The Differences between Hole Punching, Drilling, and Notching

The forging of metal sheet and plate is often just the first step in its overall processing. Sawing will give you the desired size, but depending on the intended purpose of the metal, further operations will need to be done. Material removal services enable metal producers to create the exact customer specifications for components, using hole punching, drilling, and notching. Each process results in material removal, but the choice of method can depend on the metal’s thickness, the location of where the removal will take place, and other factors.

The Material Removal Process
Hole Punching
This shearing process involves a tool with sharp edges capable of punching through a piece of metal. Think of a cookie cutter: no matter what the shape, if the cutter is pressed quickly and firmly into the dough, you’re left with precise edges once the piece is removed. Hole punching works the same way on metal sheet and plate. Whether done using electrical, hydraulic, or pneumatic power, if sufficient force is applied, any shaped hole can be made in the metal.

Much like hole punching, notching is a shearing operation using a sharp-edged tool. The difference lies in the removal’s location. While hole punching can take place anywhere on the metal, notching occurs only on its edges. Once those notching cuts are performed on the metal’s perimeter, additional bending or forming can be done.

This type of material removal uses a drill bit rather than a shearing tool. As the drill is applied to the metal, it continually removes the material until the bit pierces through. While a hand drill can be used, more often this process involves a machine known as a drill press. The operator uses the machine handles to lower the bit onto the metal, which helps enable more precise drilling.

Advantages and Disadvantages
Hole Punching
Hole punching is an appealing option for several reasons, but especially because of its speed. The presses used for hole punching can be incredibly quick, allowing multiple metal pieces to be processed within a short period of time.

Quick processing means a higher production volume, making this highly cost-effective.
The other advantage is flexibility, since hole punching easily creates shapes other than round. Whatever the shape needed – round, square, triangular – the hole punching press can cut that into the metal.
However, successful hole punching is limited to metal pieces with a thinner diameter. It is also dependent on the sharpness of the press, and punching through metal wears on the tool. If not kept sharp, a worn tool leads to punches that are incomplete or have sloppy, rough edges.

Since notching is a shearing process like hole punching, they share similar pros and cons. The notching tool is fast, and while the process often involves creating vertical cuts, it can be modified to create different shapes. And like hole punching, this type of material removal is best done on thinner pieces of metal. Greater ease of cutting helps ensure the notches will be clean-edged and precise.
Thicker metal can be processed, but requires greater force which is tough on the notching tool. The tool wear requires more supervision and maintenance to best help keep it sharp for notching.

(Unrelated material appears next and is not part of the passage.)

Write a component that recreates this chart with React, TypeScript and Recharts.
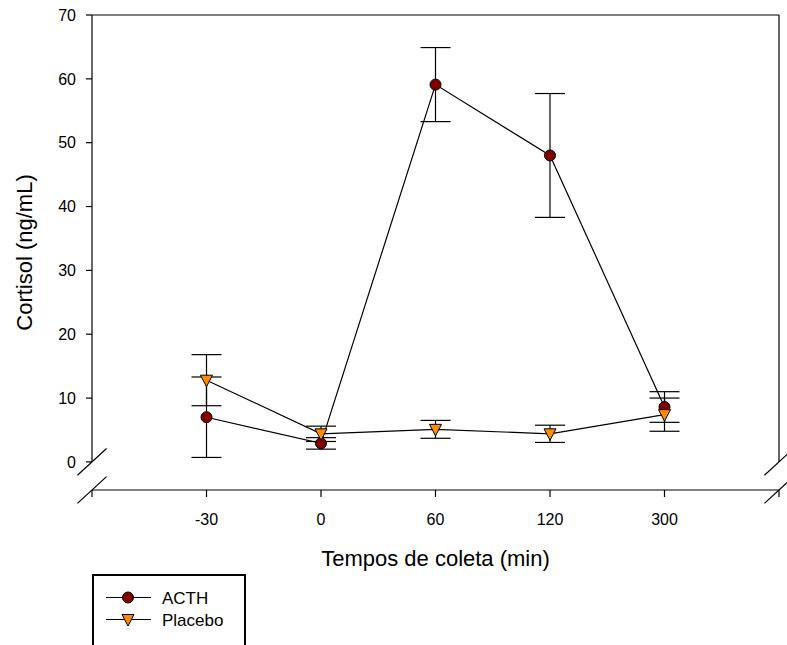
import React from 'react';
import { ComposedChart, Line, XAxis, YAxis, ErrorBar, ReferenceLine, Label, Legend } from 'recharts';

const categories = ['-30', '0', '60', '120', '300'];
const acthMean = [7.0, 2.9, 59.1, 48.0, 8.6];
const acthSem = [6.3, 0.9, 5.8, 9.7, 2.4];
const placeboMean = [12.8, 4.4, 5.1, 4.4, 7.4];
const placeboSem = [4.0, 1.2, 1.4, 1.35, 2.6];
const yTicks = [0, 10, 20, 30, 40, 50, 60, 70];
const seriesNames = { acth: 'ACTH', placebo: 'Placebo' };

const data = categories.map((c, i) => ({
  idx: i,
  label: c,
  acth: acthMean[i],
  acthErr: acthSem[i],
  placebo: placeboMean[i],
  placeboErr: placeboSem[i],
}));

const X_MIN = -1;
const X_MAX = categories.length;
const Y_MIN = -4.4;
const Y_MAX = 70;
const BX = 0.127;
const BY = 2.1;
const xTicks = [X_MIN, ...categories.map((_, i) => i), X_MAX];

const FONT = '"Liberation Sans", Arial, Helvetica, sans-serif';
const ACTH_FILL = '#800000';
const PLACEBO_FILL = '#ff8c00';

const circleDot = (props: any) => {
  const { cx, cy, index } = props;
  if (cx == null || cy == null) return <g key={`c-${index}`} />;
  return <circle key={`c-${index}`} cx={cx} cy={cy} r={5.5} fill={ACTH_FILL} stroke="#000" strokeWidth={1} />;
};

const triPoints = (cx: number, cy: number) =>
  `${cx - 6},${cy - 5} ${cx + 6},${cy - 5} ${cx},${cy + 6.5}`;

const triangleDot = (props: any) => {
  const { cx, cy, index } = props;
  if (cx == null || cy == null) return <g key={`t-${index}`} />;
  return <polygon key={`t-${index}`} points={triPoints(cx, cy)} fill={PLACEBO_FILL} stroke="#000" strokeWidth={1} />;
};

const LegendBox = (props: any) => {
  const payload = (props && props.payload && props.payload.length)
    ? props.payload
    : [{ dataKey: 'acth', value: seriesNames.acth }, { dataKey: 'placebo', value: seriesNames.placebo }];
  return (
    <div
      style={{
        boxSizing: 'border-box',
        width: 154,
        height: 90,
        border: '2.5px solid #000',
        background: '#fff',
        fontFamily: FONT,
      }}
    >
      <svg width={150} height={86} style={{ display: 'block' }}>
        {payload.map((p: any, i: number) => {
          const y = 21.5 + i * 22;
          const isActh = p.dataKey === 'acth';
          return (
            <g key={`leg-${i}`}>
              <line x1={12} x2={57} y1={y} y2={y} stroke="#000" strokeWidth={1.2} />
              {isActh ? (
                <circle cx={34} cy={y} r={5.5} fill={ACTH_FILL} stroke="#000" strokeWidth={1} />
              ) : (
                <polygon points={triPoints(34, y)} fill={PLACEBO_FILL} stroke="#000" strokeWidth={1} />
              )}
              <text x={68} y={y} dy="0.36em" fontSize={17} fill="#000" fontFamily={FONT}>
                {p.value}
              </text>
            </g>
          );
        })}
      </svg>
    </div>
  );
};

const seg = (x1: number, y1: number, x2: number, y2: number) => [
  { x: x1, y: y1 },
  { x: x2, y: y2 },
];

const breakSegs = [
  seg(X_MIN - BX, 0 - BY, X_MIN + BX, 0 + BY),
  seg(X_MIN - BX, Y_MIN - BY, X_MIN + BX, Y_MIN + BY),
  seg(X_MAX - BX, 0 - BY, X_MAX + BX, 0 + BY),
  seg(X_MAX - BX, Y_MIN - BY, X_MAX + BX, Y_MIN + BY),
];

export default function App() {
  return (
    <div style={{ position: 'absolute', left: 0, top: 0, width: 787, height: 645, background: '#fff' }}>
      <ComposedChart
        width={787}
        height={645}
        data={data}
        margin={{ top: 15, right: 8, left: 22, bottom: 125 }}
        style={{ fontFamily: FONT }}
      >
        <XAxis
          type="number"
          dataKey="idx"
          domain={[X_MIN, X_MAX]}
          ticks={xTicks}
          interval={0}
          allowDecimals={false}
          tickFormatter={(v: number) => (categories[v] !== undefined ? categories[v] : '')}
          tickSize={7}
          tickMargin={17}
          height={30}
          stroke="#000"
          axisLine={{ stroke: '#000', strokeWidth: 1.2 }}
          tickLine={{ stroke: '#000', strokeWidth: 1.2 }}
          tick={{ fill: '#000', fontSize: 16, fontFamily: FONT }}
        >
          <Label
            value="Tempos de coleta (min)"
            position="bottom"
            offset={30}
            style={{ fontSize: 22, fill: '#000', fontFamily: FONT }}
          />
        </XAxis>
        <YAxis
          type="number"
          domain={[Y_MIN, Y_MAX]}
          ticks={yTicks}
          interval={0}
          width={70}
          axisLine={false}
          tickSize={6}
          tickMargin={10}
          tickLine={{ stroke: '#000', strokeWidth: 1.2 }}
          tick={{ fill: '#000', fontSize: 16, fontFamily: FONT }}
        >
          <Label
            value="Cortisol (ng/mL)"
            angle={-90}
            position="insideLeft"
            offset={2}
            style={{ fontSize: 22, fill: '#000', fontFamily: FONT, textAnchor: 'middle' }}
          />
        </YAxis>
        <ReferenceLine segment={seg(X_MIN, 0, X_MIN, Y_MAX)} stroke="#000" strokeWidth={1.2} ifOverflow="visible" />
        <ReferenceLine segment={seg(X_MIN, Y_MAX, X_MAX, Y_MAX)} stroke="#000" strokeWidth={1.2} ifOverflow="visible" />
        <ReferenceLine segment={seg(X_MAX, 0, X_MAX, Y_MAX)} stroke="#000" strokeWidth={1.2} ifOverflow="visible" />
        {breakSegs.map((s, i) => (
          <ReferenceLine key={`brk-${i}`} segment={s} stroke="#000" strokeWidth={1.2} ifOverflow="visible" />
        ))}
        <Line
          dataKey="acth"
          name={seriesNames.acth}
          stroke="#000"
          strokeWidth={1.2}
          dot={circleDot}
          activeDot={false}
          isAnimationActive={false}
        >
          <ErrorBar dataKey="acthErr" direction="y" width={15} stroke="#000" strokeWidth={1.2} />
        </Line>
        <Line
          dataKey="placebo"
          name={seriesNames.placebo}
          stroke="#000"
          strokeWidth={1.2}
          dot={triangleDot}
          activeDot={false}
          isAnimationActive={false}
        >
          <ErrorBar dataKey="placeboErr" direction="y" width={15} stroke="#000" strokeWidth={1.2} />
        </Line>
        <Legend
          layout="vertical"
          align="center"
          verticalAlign="middle"
          content={<LegendBox />}
          wrapperStyle={{ left: 92, top: 574, width: 154, height: 90 }}
        />
      </ComposedChart>
    </div>
  );
}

Unlike hole punching and notching, which cut through the metal, drilling gradually pierces through it to remove material. While slower than a shearing method, drilling helps to prevent distortion of the metal part. The force needed for punching or notching tools can sometimes leave the metal bent around the location of the cut. Drilling is much better at keeping the surrounding area unaffected, and can be done successfully even on very thick pieces of metal. In addition, drilling is much more affordable since the necessary equipment is less expensive than the tools needed for other material removal options.
However, the use of a drill bit does have its issues. This process can only create a round hole, unlike notching and punching. There is more friction involved due to drilling being a longer process, and friction produces heat which can negatively affect the metal. The friction also wears away at the drill bit, which may need replacement or sharpening to keep the hole precise.